Further development occurred between 1816 and 1852 (O.S. 1852) which comprised cottages, religious structures and mills. A Wesleyan Church opened in 1825, and a Baptist Church erected in 1837. In 1846 Cullingworth was made a separate ecclesiastical parish, and the parish church of St John was built and dedicated in 1853. A growing population led to a number of enlargements to these three structures.
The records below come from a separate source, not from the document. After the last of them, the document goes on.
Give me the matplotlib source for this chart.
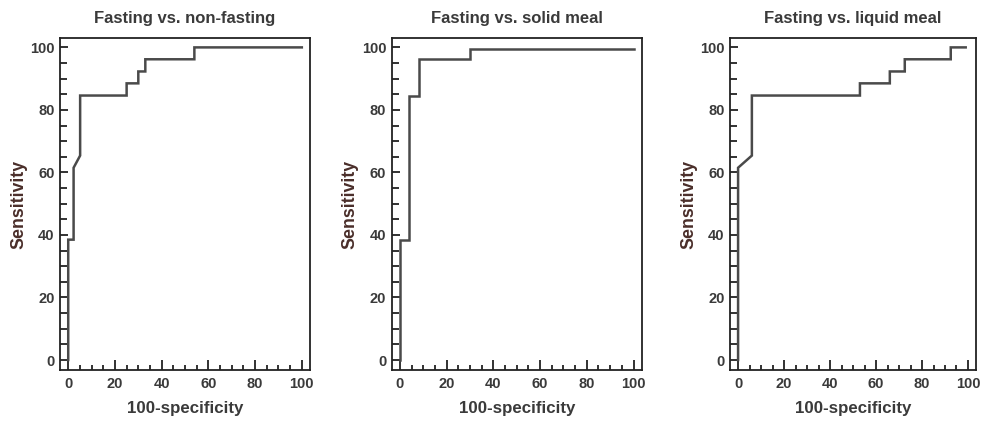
import matplotlib
matplotlib.use("Agg")
import matplotlib.pyplot as plt
from matplotlib.ticker import MultipleLocator

# ROC step curves (x = 100-specificity, y = sensitivity)
titles = ["Fasting vs. non-fasting", "Fasting vs. solid meal", "Fasting vs. liquid meal"]

nonfast_x = [0, 0, 2.3, 2.3, 5.1, 5.1, 25, 25, 30, 30, 33, 33, 54, 54, 100]
nonfast_y = [0, 38.5, 38.5, 61.5, 65.4, 84.6, 84.6, 88.5, 88.5, 92.3, 92.3, 96.2, 96.2, 100, 100]

solid_x = [0, 0, 4, 4, 8, 8, 30, 30, 100]
solid_y = [0, 38.5, 38.5, 84.6, 84.6, 96.2, 96.2, 99.5, 99.5]

liquid_x = [0, 0, 6, 6, 53, 53, 66, 66, 72.5, 72.5, 92.5, 92.5, 99]
liquid_y = [0, 61.5, 65.4, 84.6, 84.6, 88.5, 88.5, 92.3, 92.3, 96.2, 96.2, 100, 100]

curves = [(nonfast_x, nonfast_y), (solid_x, solid_y), (liquid_x, liquid_y)]

plt.rcParams["font.family"] = ["Liberation Sans", "DejaVu Sans"]
plt.rcParams["font.weight"] = "bold"

text_color = "#3a3a3a"
line_color = "#4a4a4a"

fig = plt.figure(figsize=(9.86, 4.21), dpi=100)
lefts = [0.0609, 0.3973, 0.7404]
widths = [0.2535, 0.2535, 0.2495]

for left, width, title, (xs, ys) in zip(lefts, widths, titles, curves):
    ax = fig.add_axes([left, 0.1211, width, 0.7886])
    ax.plot(xs, ys, color=line_color, lw=1.8, solid_joinstyle="miter")
    ax.set_xlim(-3.5, 103.5)
    ax.set_ylim(-3.2, 103)
    ax.xaxis.set_major_locator(MultipleLocator(20))
    ax.xaxis.set_minor_locator(MultipleLocator(5))
    ax.yaxis.set_major_locator(MultipleLocator(20))
    ax.yaxis.set_minor_locator(MultipleLocator(5))
    ax.tick_params(axis="both", which="both", direction="in", width=1.3,
                   color="#222222", labelcolor=text_color, labelsize=10.5)
    ax.tick_params(axis="x", which="major", length=7, pad=5)
    ax.tick_params(axis="x", which="minor", length=3.5)
    ax.tick_params(axis="y", which="major", length=6, pad=4)
    ax.tick_params(axis="y", which="minor", length=5)
    for sp in ax.spines.values():
        sp.set_linewidth(1.3)
        sp.set_color("#222222")
    ax.set_title(title, fontsize=12, color=text_color, pad=11, fontweight="bold")
    ax.set_xlabel("100-specificity", fontsize=12.2, color=text_color, labelpad=7,
                  fontweight="bold")
    ax.set_ylabel("Sensitivity", fontsize=12.8, color="#4a2e2a", labelpad=2,
                  fontweight="bold")

fig.savefig("out.png", dpi=100)
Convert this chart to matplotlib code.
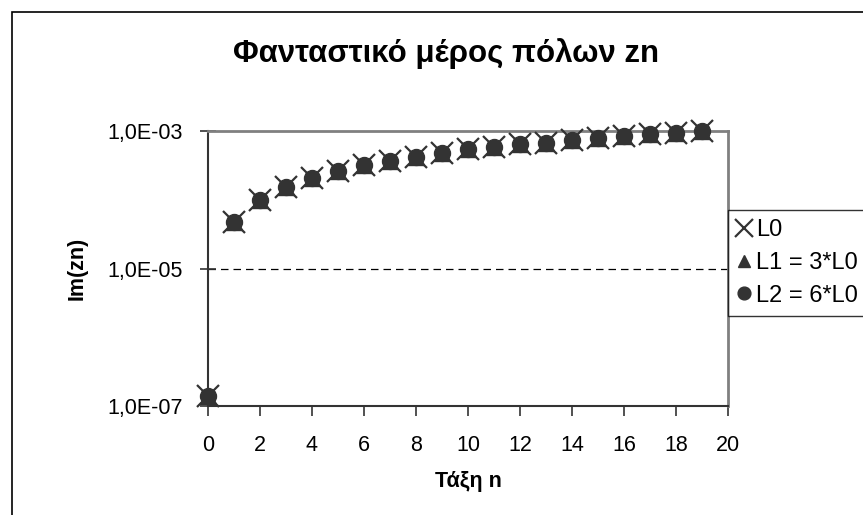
import matplotlib
matplotlib.use("Agg")
import matplotlib.pyplot as plt
from matplotlib.patches import Rectangle
from matplotlib.ticker import FixedLocator, FuncFormatter, NullLocator

plt.rcParams['font.family'] = ['Liberation Sans', 'DejaVu Sans']

n = list(range(20))
im_l0 = [1.4e-7, 4.8e-5, 1.0e-4, 1.55e-4, 2.05e-4, 2.6e-4, 3.2e-4, 3.65e-4, 4.2e-4, 4.8e-4,
         5.4e-4, 5.9e-4, 6.5e-4, 6.8e-4, 7.4e-4, 8.0e-4, 8.6e-4, 8.95e-4, 9.5e-4, 1.0e-3]
im_l1 = [1.4e-7, 4.8e-5, 1.0e-4, 1.55e-4, 2.05e-4, 2.6e-4, 3.2e-4, 3.65e-4, 4.2e-4, 4.8e-4,
         5.4e-4, 5.9e-4, 6.5e-4, 6.8e-4, 7.4e-4, 8.0e-4, 8.6e-4, 8.95e-4, 9.5e-4, 1.0e-3]
im_l2 = [1.4e-7, 4.8e-5, 1.0e-4, 1.55e-4, 2.05e-4, 2.6e-4, 3.2e-4, 3.65e-4, 4.2e-4, 4.8e-4,
         5.4e-4, 5.9e-4, 6.5e-4, 6.8e-4, 7.4e-4, 8.0e-4, 8.6e-4, 8.95e-4, 9.5e-4, 1.0e-3]
labels = ["L0", "L1 = 3*L0", "L2 = 6*L0"]
title = "Φανταστικό μέρος πόλων zn"

fig = plt.figure(figsize=(8.63, 5.15), dpi=100)
ax = fig.add_axes([208/863, 1 - 406/515, 520/863, 275/515])

dark = "#333333"
ax.plot(n, im_l2, ls="none", marker="o", ms=11.5, color=dark, label=labels[2], zorder=3, clip_on=False)
ax.plot(n, im_l1, ls="none", marker="^", ms=11, color=dark, label=labels[1], zorder=3, clip_on=False)
ax.plot(n, im_l0, ls="none", marker="x", ms=15.5, mew=1.6, color=dark, label=labels[0], zorder=4, clip_on=False)

ax.set_yscale("log")
ax.set_ylim(1e-7, 1e-3)
ax.set_xlim(0, 20)
ax.yaxis.set_major_locator(FixedLocator([1e-7, 1e-5, 1e-3]))
ax.yaxis.set_minor_locator(NullLocator())
ax.yaxis.set_major_formatter(FuncFormatter(lambda v, p: ("%.1E" % v).replace(".", ",")))
ax.set_xticks(range(0, 21, 2))

ax.axhline(1e-5, color="black", lw=0.9, ls=(0, (6, 4)), zorder=1)

for s in ["top", "right"]:
    ax.spines[s].set_color("#808080")
    ax.spines[s].set_linewidth(2)
for s in ["left", "bottom"]:
    ax.spines[s].set_color("#333333")
    ax.spines[s].set_linewidth(1.5)

ax.tick_params(axis="x", direction="out", length=7, width=1.2, color="#333333", labelsize=15.5, pad=14)
ax.tick_params(axis="y", direction="inout", length=12, width=1.2, color="#333333", labelsize=15.5, pad=12)

ax.set_title(title, fontsize=22.5, fontweight="bold", x=(446 - 208) / 520, y=1.0, pad=50)
ax.set_ylabel("Im(zn)", fontsize=15.5, fontweight="bold")
ax.yaxis.set_label_coords((88 - 208) / 520, 0.5)
ax.set_xlabel("Τάξη n", fontsize=15.5, fontweight="bold", labelpad=11)

handles, labs = ax.get_legend_handles_labels()
leg = ax.legend(handles[::-1], labs[::-1], loc="upper left", bbox_to_anchor=(1.0, (406 - 210) / 275),
                borderaxespad=0, fontsize=17, markerscale=0.8, handlelength=0.55, handletextpad=0.25,
                labelspacing=0.45, borderpad=0.4, fancybox=False, frameon=True)
leg.get_frame().set_edgecolor("black")
leg.get_frame().set_linewidth(1.0)

fig.patches.append(Rectangle((11.5 / 863, -0.1), 1.2, 1 - 12 / 515 + 0.1, transform=fig.transFigure,
                             fill=False, ec="black", lw=1.2))

fig.savefig("out.png", dpi=100)
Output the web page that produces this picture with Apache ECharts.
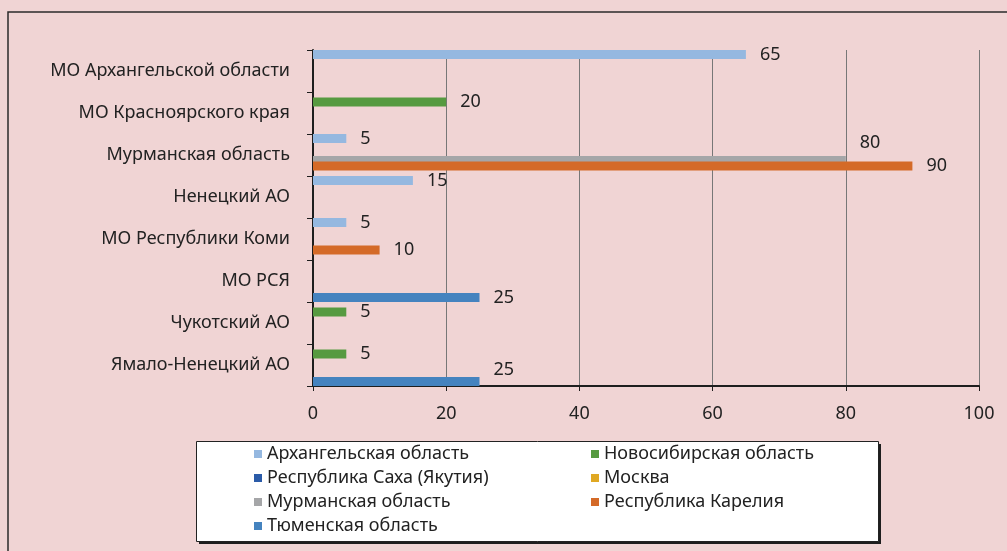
<!DOCTYPE html>
<html>
<head>
<meta charset="utf-8">
<script src="https://cdn.jsdelivr.net/npm/echarts@6/dist/echarts.min.js"></script>
<style>
  html, body { margin: 0; padding: 0; background: #f0d4d4; }
  #chart { width: 1007px; height: 551px; }
</style>
</head>
<body>
<div id="chart"></div>
<script>
// categories, top to bottom
const categories = [
  "МО Архангельской области",
  "МО Красноярского края",
  "Мурманская область",
  "Ненецкий АО",
  "МО Республики Коми",
  "МО РСЯ",
  "Чукотский АО",
  "Ямало-Ненецкий АО"
];

const seriesNames = [
  "Архангельская область",
  "Новосибирская область",
  "Республика Саха (Якутия)",
  "Москва",
  "Мурманская область",
  "Республика Карелия",
  "Тюменская область"
];

// null = no bar
const arkhangelsk = [65, null, 5, 15, 5, null, null, null];
const novosibirsk = [null, 20, null, null, null, null, 5, 5];
const sakha = [null, null, null, null, null, null, null, null];
const moscow = [null, null, null, null, null, null, null, null];
const murmansk = [null, null, 80, null, null, null, null, null];
const karelia = [null, null, 90, null, 10, null, null, null];
const tyumen = [null, null, null, null, null, 25, null, 25];

const xTicks = { min: 0, max: 100, interval: 20 };

const colors = ["#95b8e0", "#569a40", "#2b5ba8", "#e0a823", "#a5a6a8", "#d46a28", "#4583bf"];
const values = [arkhangelsk, novosibirsk, sakha, moscow, murmansk, karelia, tyumen];

// labels that Excel pushed up to avoid overlap
const labelShift = { "4-2": -18, "6-7": -12 };

const font = "Noto Sans";
const textColor = "#222";

const chart = echarts.init(document.getElementById("chart"));

const legendStyle = {
  orient: "vertical",
  top: 445,
  padding: 0,
  itemWidth: 8, itemHeight: 8, itemGap: 6,
  icon: "rect",
  textStyle: { fontSize: 18, lineHeight: 18, color: textColor, fontFamily: font }
};

const option = {
  backgroundColor: "#f0d4d4",
  animation: false,
  color: colors,
  textStyle: { fontFamily: font },
  grid: { left: 313, right: 28, top: 50, bottom: 165 },
  graphic: [
    {
      type: "rect",
      shape: { x: 8, y: 12, width: 1100, height: 600 },
      style: { fill: "none", stroke: "#2a2a2a", lineWidth: 1.5 },
      silent: true
    },
    {
      // legend box shadow
      type: "rect",
      shape: { x: 199, y: 444, width: 682, height: 100 },
      style: { fill: "#1e1e1e" },
      silent: true
    },
    {
      type: "rect",
      shape: { x: 196.5, y: 441.5, width: 682, height: 100 },
      style: { fill: "#ffffff", stroke: "#222", lineWidth: 1 },
      silent: true
    }
  ],
  legend: [
    Object.assign({}, legendStyle, {
      left: 254,
      data: [seriesNames[0], seriesNames[2], seriesNames[4], seriesNames[6]]
    }),
    Object.assign({}, legendStyle, {
      left: 591,
      data: [seriesNames[1], seriesNames[3], seriesNames[5]]
    })
  ],
  xAxis: {
    type: "value",
    min: xTicks.min,
    max: xTicks.max,
    interval: xTicks.interval,
    axisLine: { show: true, lineStyle: { color: "#1e1e1e", width: 2 } },
    axisTick: { show: true, length: 5, lineStyle: { color: "#1e1e1e", width: 1 } },
    axisLabel: { fontSize: 18, color: textColor, margin: 19, fontFamily: font },
    splitLine: { show: true, lineStyle: { color: "#777", width: 1 } }
  },
  yAxis: {
    type: "category",
    inverse: true,
    data: categories,
    axisLine: { show: true, lineStyle: { color: "#1e1e1e", width: 2 } },
    axisTick: { show: true, length: 6, lineStyle: { color: "#1e1e1e", width: 1 } },
    axisLabel: { fontSize: 18, color: textColor, margin: 23, fontFamily: font }
  },
  series: seriesNames.map((name, si) => ({
    type: "bar",
    name: name,
    barWidth: 9,
    barGap: "-39%",
    data: values[si].map((v, ci) => {
      const shift = labelShift[si + "-" + ci];
      if (shift === undefined) return v;
      return { value: v, label: { offset: [0, shift] } };
    }),
    label: {
      show: true,
      position: "right",
      distance: 14,
      fontSize: 18,
      color: textColor,
      fontFamily: font
    }
  }))
};

chart.setOption(option);
</script>
</body>
</html>
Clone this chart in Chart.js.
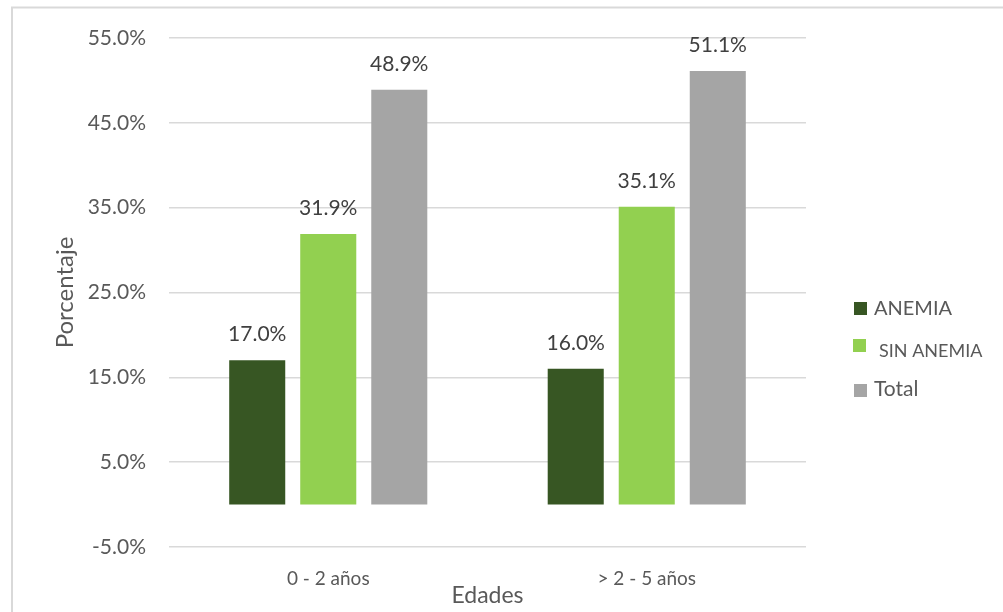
<!DOCTYPE html>
<html>
<head>
<meta charset="utf-8">
<script src="https://cdn.jsdelivr.net/npm/chart.js@4/dist/chart.umd.min.js"></script>
<style>
  html, body { margin: 0; padding: 0; background: #fff; }
  canvas { display: block; }
</style>
</head>
<body>
<canvas id="chart" width="1003" height="612"></canvas>
<script>
const categories = ['0 - 2 años', '> 2 - 5 años'];
const anemia = [17.0, 16.0];
const sinAnemia = [31.9, 35.1];
const total = [48.9, 51.1];
const seriesNames = ['ANEMIA', 'SIN ANEMIA', 'Total'];
const seriesColors = ['#375623', '#92d050', '#a5a5a5'];
const yTicks = [-5, 5, 15, 25, 35, 45, 55];

const FONT = 'Lato, "Open Sans", sans-serif';

// thin frame along the top and left edge
const framePlugin = {
  id: 'frame',
  beforeDraw(chart) {
    const ctx = chart.ctx;
    ctx.save();
    ctx.strokeStyle = '#d9d9d9';
    ctx.lineWidth = 2;
    ctx.beginPath();
    ctx.moveTo(12, 612);
    ctx.lineTo(12, 7.5);
    ctx.lineTo(1003, 7.5);
    ctx.stroke();
    ctx.restore();
  }
};

// value above every bar
const valueLabels = {
  id: 'valueLabels',
  afterDatasetsDraw(chart) {
    const ctx = chart.ctx;
    ctx.save();
    ctx.font = '21px ' + FONT;
    ctx.fillStyle = '#404040';
    ctx.textAlign = 'center';
    ctx.textBaseline = 'middle';
    chart.data.datasets.forEach((ds, i) => {
      chart.getDatasetMeta(i).data.forEach((bar, j) => {
        ctx.fillText(ds.data[j].toFixed(1) + '%', bar.x, bar.y - 26);
      });
    });
    ctx.restore();
  }
};

// legend on the right, drawn by hand
const sideLegend = {
  id: 'sideLegend',
  afterDraw(chart) {
    const ctx = chart.ctx;
    const rows = [
      { box: [854, 302], text: [874, 309], size: 20 },
      { box: [853, 339], text: [879, 351], size: 18 },
      { box: [854, 384], text: [874, 389], size: 21 }
    ];
    ctx.save();
    ctx.textBaseline = 'middle';
    rows.forEach((r, i) => {
      ctx.fillStyle = seriesColors[i];
      ctx.fillRect(r.box[0], r.box[1], 13, 13);
      ctx.fillStyle = '#595959';
      ctx.font = r.size + 'px ' + FONT;
      ctx.fillText(seriesNames[i], r.text[0], r.text[1]);
    });
    ctx.restore();
  }
};

const data = {
  labels: categories,
  datasets: [anemia, sinAnemia, total].map((values, i) => ({
    label: seriesNames[i],
    data: values,
    backgroundColor: seriesColors[i],
    borderWidth: 0,
    categoryPercentage: 0.669,
    barPercentage: 0.789
  }))
};

new Chart(document.getElementById('chart'), {
  type: 'bar',
  data: data,
  plugins: [framePlugin, valueLabels, sideLegend],
  options: {
    responsive: false,
    animation: false,
    layout: { padding: { left: 51, right: 197, top: 38, bottom: 0 } },
    plugins: {
      legend: { display: false },
      tooltip: { enabled: false }
    },
    scales: {
      x: {
        grid: { display: false, drawTicks: false },
        border: { display: false },
        ticks: { color: '#595959', font: { family: FONT, size: 19 }, padding: 20 },
        title: {
          display: true, text: 'Edades', color: '#595959',
          font: { family: FONT, size: 23 }, padding: { top: 0, bottom: 3 }
        },
        afterFit(scale) { scale.height = 65; }
      },
      y: {
        min: -5,
        max: 55,
        afterBuildTicks(scale) { scale.ticks = yTicks.map(v => ({ value: v })); },
        grid: { color: '#d9d9d9', lineWidth: 1.5, drawTicks: false },
        border: { display: false },
        ticks: {
          color: '#595959', font: { family: FONT, size: 21 }, padding: 23,
          callback: v => v.toFixed(1) + '%'
        },
        title: {
          display: true, text: 'Porcentaje', color: '#595959',
          font: { family: FONT, size: 24 }, padding: { top: 0, bottom: 0 }
        },
        afterFit(scale) { scale.width = 118; }
      }
    }
  }
});
</script>
</body>
</html>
The main occupation in this period was farming and weaving, the first row of workers' cottages being built in 1815. Mills included Ellar Carr Mill built by Joseph Harrison , to the north-west of Cullingworth, at the beginning of the 19th century. The mill produced cotton goods, but later changed to worsted. A corn mill and a tannery, at Cow House Fold, were also active in this period. By 1852 a worsted mill, ran by the Townend Brothers, had been established on the western side of Halifax Road. The mill, built around a courtyard, became the main source of employment for the village and its vicinity.
In 1894 the core of settlement remained around Main Street (Station Road), the site of the present Conservation Area, with rows of cottages extending to the south of this area and to the east of Halifax Road. Improvements to the village occurred in this period, including the widening of roadways. A Great Northern Railway route, now dismantled, was built between 1852 and 1894 to the west of the village, with a station and goods yard adjacent to Turf Lane. Settlement developed southward towards Cullingworth Gate, the place-name possibly derived from its former use as a northern entrance to the medieval Denholme Park.